Semantic Locators (Alternative to Refs)
agent-browser find role button click --name "Submit"
agent-browser find text "Sign up" click
agent-browser find label "Email" fill "user@example.com"
agent-browser find placeholder "Search..." fill "query"
Sessions (Parallel Browsers)
agent-browser --session browser1 open https://site1.com
agent-browser --session browser2 open https://site2.com
agent-browser session list
Examples
Login Flow
agent-browser open https://app.example.com/login
agent-browser snapshot -i
agent-browser fill @e1 "user@example.com"
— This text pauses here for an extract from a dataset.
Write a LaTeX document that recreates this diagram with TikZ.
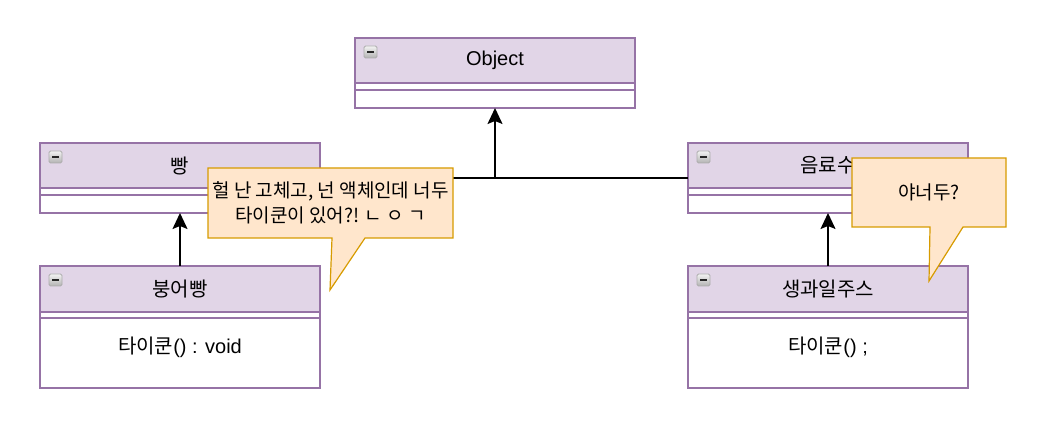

agent-browser fill @e2 "password123"
agent-browser click @e3
agent-browser wait 2000
agent-browser snapshot -i
Search and Extract
agent-browser open https://news.ycombinator.com
agent-browser snapshot -i --json
agent-browser get text @e12
agent-browser click @e12
Form Filling
agent-browser open https://forms.example.com
agent-browser snapshot -i
agent-browser fill @e1 "John Doe"
agent-browser fill @e2 "john@example.com"
agent-browser select @e3 "United States"
agent-browser check @e4
agent-browser click @e5
agent-browser screenshot confirmation.png
Debug Mode
agent-browser --headed open https://example.com
agent-browser --headed snapshot -i
agent-browser --headed click @e1
JSON Output
Add --json for structured output:
agent-browser snapshot -i --json
Returns:
{
"success": true,
"data": {
"refs": {
"e1": {"name": "Submit", "role": "button"},
"e2": {"name": "Email", "role": "textbox"}
},
"snapshot": "- button \"Submit\" [ref=e1]\n- textbox \"Email\" [ref=e2]"
}
}
vs Playwright MCP
| Feature | agent-browser (CLI) | Playwright MCP |
|---|
| Interface | Bash commands | MCP tools |
| Selection | Refs (@e1) | Refs (e1) |
| Output | Text/JSON | Tool responses |
| Parallel | Sessions | Tabs |
| Best for | Quick automation | Tool integration |
Use agent-browser when:
- You prefer Bash-based workflows
- You want simpler CLI commands
- You need quick one-off automation
Use Playwright MCP when:
- You need deep MCP tool integration
- You want tool-based responses
- You're building complex automation